■ Your task
Omit all pictures and transcribe only the lines in the entries below that run from the line with "What TikZ code" through the line with "(0,0) rectangle (36.07,13.953);".

■ The records
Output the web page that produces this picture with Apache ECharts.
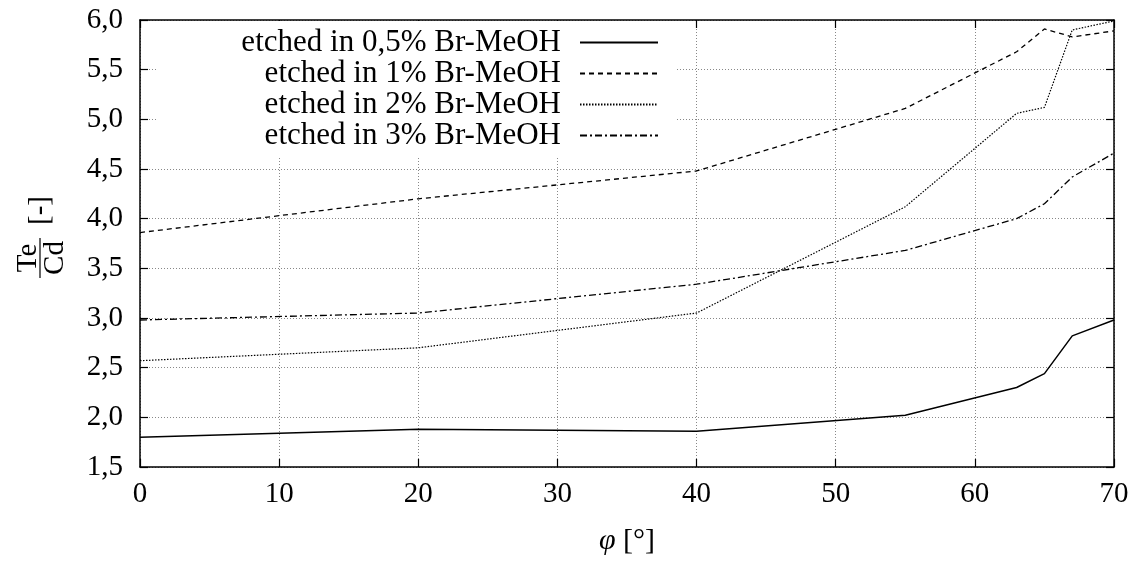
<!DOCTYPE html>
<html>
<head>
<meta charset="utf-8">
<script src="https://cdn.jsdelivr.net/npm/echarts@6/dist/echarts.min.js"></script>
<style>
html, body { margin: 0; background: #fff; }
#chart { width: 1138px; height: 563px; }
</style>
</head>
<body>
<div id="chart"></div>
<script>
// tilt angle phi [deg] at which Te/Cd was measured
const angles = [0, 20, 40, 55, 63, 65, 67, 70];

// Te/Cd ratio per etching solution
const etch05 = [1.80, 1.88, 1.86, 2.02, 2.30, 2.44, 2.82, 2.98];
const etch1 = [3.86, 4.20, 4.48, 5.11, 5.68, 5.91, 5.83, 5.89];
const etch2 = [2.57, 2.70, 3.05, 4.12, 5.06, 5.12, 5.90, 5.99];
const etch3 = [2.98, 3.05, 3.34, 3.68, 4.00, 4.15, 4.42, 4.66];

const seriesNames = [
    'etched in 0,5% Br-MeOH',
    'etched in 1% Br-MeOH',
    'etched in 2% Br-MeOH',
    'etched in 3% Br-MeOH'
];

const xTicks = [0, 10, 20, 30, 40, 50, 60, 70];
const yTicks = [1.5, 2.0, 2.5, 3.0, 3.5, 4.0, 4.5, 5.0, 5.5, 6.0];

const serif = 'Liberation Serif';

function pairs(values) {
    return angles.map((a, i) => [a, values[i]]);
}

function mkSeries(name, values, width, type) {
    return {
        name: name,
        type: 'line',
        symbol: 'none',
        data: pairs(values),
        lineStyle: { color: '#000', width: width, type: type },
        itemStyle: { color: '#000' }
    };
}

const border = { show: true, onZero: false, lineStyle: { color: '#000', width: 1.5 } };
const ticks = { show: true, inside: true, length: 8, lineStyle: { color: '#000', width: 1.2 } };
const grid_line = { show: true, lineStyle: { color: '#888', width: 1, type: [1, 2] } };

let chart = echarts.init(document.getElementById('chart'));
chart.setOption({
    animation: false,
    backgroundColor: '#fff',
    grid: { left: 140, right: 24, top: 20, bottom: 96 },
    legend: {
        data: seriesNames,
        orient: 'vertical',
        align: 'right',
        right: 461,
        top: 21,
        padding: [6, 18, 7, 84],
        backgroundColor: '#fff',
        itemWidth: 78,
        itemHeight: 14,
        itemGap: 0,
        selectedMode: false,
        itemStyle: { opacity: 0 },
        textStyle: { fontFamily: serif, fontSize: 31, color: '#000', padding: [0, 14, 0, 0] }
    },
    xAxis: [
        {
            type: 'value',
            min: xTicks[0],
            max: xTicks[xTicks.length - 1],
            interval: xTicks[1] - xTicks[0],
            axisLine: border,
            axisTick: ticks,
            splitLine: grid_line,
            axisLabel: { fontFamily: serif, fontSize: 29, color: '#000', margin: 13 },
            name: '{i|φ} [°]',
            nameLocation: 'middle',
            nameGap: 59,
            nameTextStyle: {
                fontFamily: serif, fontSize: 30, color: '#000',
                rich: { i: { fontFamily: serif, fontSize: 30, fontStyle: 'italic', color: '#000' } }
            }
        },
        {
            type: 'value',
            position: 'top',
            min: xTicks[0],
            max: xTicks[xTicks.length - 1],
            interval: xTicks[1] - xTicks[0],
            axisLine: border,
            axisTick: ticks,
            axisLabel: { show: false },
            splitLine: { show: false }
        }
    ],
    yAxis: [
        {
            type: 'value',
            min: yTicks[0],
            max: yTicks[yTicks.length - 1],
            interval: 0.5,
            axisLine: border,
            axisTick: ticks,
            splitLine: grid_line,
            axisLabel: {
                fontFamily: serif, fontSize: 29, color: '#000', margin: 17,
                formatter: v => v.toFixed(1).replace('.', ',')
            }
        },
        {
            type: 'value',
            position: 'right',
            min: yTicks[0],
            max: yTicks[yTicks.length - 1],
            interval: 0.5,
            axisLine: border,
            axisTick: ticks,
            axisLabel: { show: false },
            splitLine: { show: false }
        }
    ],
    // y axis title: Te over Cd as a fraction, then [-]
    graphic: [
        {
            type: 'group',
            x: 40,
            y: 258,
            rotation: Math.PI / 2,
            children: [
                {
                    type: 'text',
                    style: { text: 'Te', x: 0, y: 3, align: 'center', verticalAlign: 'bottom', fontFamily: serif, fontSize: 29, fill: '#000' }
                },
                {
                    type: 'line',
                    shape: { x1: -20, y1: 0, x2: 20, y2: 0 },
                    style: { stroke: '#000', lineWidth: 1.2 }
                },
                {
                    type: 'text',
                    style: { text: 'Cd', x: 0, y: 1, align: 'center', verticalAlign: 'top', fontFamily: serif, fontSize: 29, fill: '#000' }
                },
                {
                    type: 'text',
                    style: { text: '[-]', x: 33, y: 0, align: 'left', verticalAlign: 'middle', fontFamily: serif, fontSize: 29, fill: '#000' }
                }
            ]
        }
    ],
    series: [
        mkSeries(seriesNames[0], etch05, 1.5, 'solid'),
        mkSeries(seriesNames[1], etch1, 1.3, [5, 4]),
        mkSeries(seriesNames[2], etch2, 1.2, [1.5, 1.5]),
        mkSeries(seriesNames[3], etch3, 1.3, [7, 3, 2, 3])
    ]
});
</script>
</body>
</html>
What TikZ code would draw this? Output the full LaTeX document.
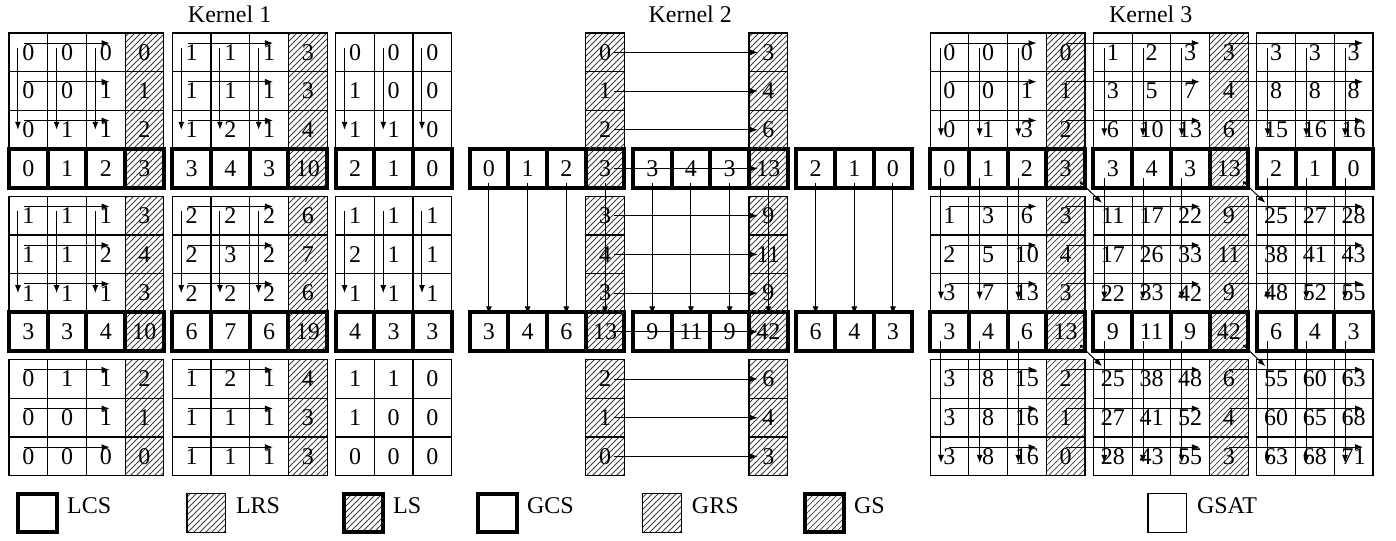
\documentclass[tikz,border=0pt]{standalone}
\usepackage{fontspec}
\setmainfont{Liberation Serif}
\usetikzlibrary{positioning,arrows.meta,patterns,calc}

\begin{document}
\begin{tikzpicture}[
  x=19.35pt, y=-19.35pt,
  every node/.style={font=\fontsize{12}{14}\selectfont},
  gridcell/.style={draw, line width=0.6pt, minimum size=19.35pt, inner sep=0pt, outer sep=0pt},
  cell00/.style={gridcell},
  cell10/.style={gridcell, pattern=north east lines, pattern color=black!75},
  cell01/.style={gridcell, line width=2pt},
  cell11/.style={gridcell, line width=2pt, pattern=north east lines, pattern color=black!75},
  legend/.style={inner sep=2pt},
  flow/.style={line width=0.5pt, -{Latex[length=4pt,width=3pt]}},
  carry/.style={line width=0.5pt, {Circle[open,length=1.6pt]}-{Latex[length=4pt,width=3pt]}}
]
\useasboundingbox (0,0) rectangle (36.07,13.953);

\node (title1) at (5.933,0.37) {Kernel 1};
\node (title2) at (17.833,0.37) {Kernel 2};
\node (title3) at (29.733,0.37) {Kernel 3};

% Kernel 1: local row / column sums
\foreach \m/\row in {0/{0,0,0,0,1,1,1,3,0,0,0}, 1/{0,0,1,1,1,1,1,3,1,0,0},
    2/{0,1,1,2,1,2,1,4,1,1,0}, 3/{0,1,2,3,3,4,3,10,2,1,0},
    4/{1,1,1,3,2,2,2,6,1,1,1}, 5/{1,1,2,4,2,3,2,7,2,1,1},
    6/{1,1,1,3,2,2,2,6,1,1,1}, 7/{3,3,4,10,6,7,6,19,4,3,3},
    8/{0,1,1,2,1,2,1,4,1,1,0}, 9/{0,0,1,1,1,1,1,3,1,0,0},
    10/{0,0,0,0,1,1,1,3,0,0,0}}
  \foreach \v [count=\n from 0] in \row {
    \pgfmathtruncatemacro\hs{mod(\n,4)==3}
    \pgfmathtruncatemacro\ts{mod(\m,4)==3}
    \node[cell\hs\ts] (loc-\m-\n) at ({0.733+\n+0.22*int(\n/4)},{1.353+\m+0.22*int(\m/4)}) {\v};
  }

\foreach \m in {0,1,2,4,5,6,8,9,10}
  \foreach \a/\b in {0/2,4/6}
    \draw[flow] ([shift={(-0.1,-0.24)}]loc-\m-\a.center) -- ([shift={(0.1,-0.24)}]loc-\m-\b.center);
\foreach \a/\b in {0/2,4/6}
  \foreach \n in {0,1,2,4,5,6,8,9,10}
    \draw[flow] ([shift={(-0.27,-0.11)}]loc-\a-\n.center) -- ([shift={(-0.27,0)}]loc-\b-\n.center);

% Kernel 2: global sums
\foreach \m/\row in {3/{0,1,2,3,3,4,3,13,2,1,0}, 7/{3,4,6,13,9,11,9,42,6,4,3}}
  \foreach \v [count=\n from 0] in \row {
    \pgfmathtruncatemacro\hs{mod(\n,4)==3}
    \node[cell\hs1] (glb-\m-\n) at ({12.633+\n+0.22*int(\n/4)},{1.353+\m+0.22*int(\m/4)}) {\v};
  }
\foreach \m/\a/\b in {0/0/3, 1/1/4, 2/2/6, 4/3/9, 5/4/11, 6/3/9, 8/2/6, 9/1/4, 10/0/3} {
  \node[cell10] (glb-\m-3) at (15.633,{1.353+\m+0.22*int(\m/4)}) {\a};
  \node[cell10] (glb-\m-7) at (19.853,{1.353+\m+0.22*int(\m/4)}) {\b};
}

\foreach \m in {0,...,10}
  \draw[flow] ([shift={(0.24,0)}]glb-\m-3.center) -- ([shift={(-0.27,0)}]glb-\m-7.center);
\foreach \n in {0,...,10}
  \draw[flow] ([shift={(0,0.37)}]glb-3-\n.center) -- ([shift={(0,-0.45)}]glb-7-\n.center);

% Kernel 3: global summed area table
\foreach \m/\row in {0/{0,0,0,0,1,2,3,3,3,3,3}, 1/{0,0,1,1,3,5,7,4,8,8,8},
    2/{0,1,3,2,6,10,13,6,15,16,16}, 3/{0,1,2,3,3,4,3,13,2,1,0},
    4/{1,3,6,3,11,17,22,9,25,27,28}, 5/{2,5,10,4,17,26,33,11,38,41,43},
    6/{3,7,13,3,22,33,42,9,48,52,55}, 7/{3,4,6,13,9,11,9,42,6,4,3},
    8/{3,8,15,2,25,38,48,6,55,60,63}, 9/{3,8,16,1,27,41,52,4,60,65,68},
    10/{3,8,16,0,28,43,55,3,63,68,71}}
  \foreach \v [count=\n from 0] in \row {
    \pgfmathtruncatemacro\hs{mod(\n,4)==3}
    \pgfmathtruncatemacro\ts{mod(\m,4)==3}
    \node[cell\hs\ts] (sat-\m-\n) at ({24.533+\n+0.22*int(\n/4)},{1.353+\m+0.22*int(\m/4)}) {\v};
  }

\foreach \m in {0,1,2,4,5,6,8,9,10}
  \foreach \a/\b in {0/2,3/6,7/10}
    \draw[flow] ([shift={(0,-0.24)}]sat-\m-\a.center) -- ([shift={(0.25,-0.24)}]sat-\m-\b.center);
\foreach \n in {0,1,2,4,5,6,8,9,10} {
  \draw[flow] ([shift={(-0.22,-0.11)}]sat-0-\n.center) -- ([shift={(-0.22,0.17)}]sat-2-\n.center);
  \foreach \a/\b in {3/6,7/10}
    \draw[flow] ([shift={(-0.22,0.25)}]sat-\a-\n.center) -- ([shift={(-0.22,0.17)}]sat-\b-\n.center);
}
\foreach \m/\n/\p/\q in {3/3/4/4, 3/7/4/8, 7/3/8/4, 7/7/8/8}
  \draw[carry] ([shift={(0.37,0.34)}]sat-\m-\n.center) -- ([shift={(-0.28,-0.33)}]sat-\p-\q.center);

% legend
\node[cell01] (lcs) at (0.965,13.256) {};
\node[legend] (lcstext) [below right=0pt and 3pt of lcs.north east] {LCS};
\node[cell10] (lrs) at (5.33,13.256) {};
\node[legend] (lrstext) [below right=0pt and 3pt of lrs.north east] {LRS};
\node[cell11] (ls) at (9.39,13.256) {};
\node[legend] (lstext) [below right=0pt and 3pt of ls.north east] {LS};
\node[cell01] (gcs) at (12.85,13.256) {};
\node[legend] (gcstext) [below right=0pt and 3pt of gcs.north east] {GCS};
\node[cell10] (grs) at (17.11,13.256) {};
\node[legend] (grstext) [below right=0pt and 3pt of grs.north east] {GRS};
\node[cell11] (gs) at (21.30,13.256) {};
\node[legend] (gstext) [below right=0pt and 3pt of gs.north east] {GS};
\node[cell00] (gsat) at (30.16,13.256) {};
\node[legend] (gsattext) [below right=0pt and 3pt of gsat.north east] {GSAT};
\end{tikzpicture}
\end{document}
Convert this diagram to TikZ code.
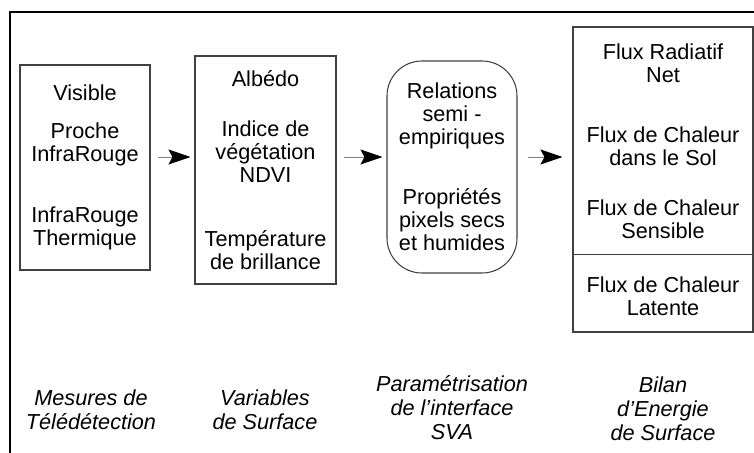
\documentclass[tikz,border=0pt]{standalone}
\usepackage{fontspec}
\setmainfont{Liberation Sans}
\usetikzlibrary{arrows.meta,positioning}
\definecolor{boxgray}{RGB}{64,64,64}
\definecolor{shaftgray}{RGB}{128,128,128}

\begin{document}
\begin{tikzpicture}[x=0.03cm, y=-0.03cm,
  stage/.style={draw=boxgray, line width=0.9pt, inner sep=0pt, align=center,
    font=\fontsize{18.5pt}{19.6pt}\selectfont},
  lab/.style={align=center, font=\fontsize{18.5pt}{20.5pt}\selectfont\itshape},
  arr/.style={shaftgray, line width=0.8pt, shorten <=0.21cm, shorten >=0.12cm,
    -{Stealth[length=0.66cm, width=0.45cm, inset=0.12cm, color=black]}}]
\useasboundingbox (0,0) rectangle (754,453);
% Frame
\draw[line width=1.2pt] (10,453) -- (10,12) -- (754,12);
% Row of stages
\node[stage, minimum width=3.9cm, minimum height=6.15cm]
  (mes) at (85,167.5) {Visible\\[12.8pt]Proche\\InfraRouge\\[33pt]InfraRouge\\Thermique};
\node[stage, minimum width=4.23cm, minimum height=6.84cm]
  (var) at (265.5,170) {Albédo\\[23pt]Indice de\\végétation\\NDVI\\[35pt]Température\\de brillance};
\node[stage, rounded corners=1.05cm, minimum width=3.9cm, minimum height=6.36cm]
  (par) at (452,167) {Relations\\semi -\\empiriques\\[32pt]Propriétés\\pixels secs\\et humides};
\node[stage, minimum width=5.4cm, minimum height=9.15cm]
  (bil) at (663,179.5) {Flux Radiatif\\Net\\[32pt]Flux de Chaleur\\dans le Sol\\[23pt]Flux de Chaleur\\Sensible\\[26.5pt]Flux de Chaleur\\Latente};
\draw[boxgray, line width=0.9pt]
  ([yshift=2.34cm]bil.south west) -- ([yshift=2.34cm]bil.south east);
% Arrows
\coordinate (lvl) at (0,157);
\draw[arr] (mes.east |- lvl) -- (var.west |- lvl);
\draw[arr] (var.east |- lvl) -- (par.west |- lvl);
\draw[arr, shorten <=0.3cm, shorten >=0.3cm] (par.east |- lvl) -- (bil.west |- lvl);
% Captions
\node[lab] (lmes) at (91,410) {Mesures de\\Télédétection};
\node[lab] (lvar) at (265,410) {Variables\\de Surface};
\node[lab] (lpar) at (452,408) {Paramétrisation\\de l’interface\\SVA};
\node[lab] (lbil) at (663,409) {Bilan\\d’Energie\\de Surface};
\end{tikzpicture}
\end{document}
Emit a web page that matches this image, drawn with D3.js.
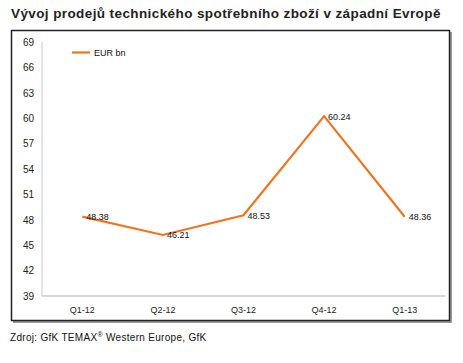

■ Task output
What TikZ code would draw this? Output the full LaTeX document.
\documentclass[tikz,border=0pt]{standalone}
\usepackage{fontspec}
\setmainfont{Liberation Serif}
\usetikzlibrary{positioning,arrows.meta,patterns,calc}

\begin{document}
\begin{tikzpicture}[
  x=19.35pt, y=-19.35pt,
  every node/.style={font=\fontsize{12}{14}\selectfont},
  gridcell/.style={draw, line width=0.6pt, minimum size=19.35pt, inner sep=0pt, outer sep=0pt},
  cell00/.style={gridcell},
  cell10/.style={gridcell, pattern=north east lines, pattern color=black!75},
  cell01/.style={gridcell, line width=2pt},
  cell11/.style={gridcell, line width=2pt, pattern=north east lines, pattern color=black!75},
  legend/.style={inner sep=2pt},
  flow/.style={line width=0.5pt, -{Latex[length=4pt,width=3pt]}},
  carry/.style={line width=0.5pt, {Circle[open,length=1.6pt]}-{Latex[length=4pt,width=3pt]}}
]
\useasboundingbox (0,0) rectangle (36.07,13.953);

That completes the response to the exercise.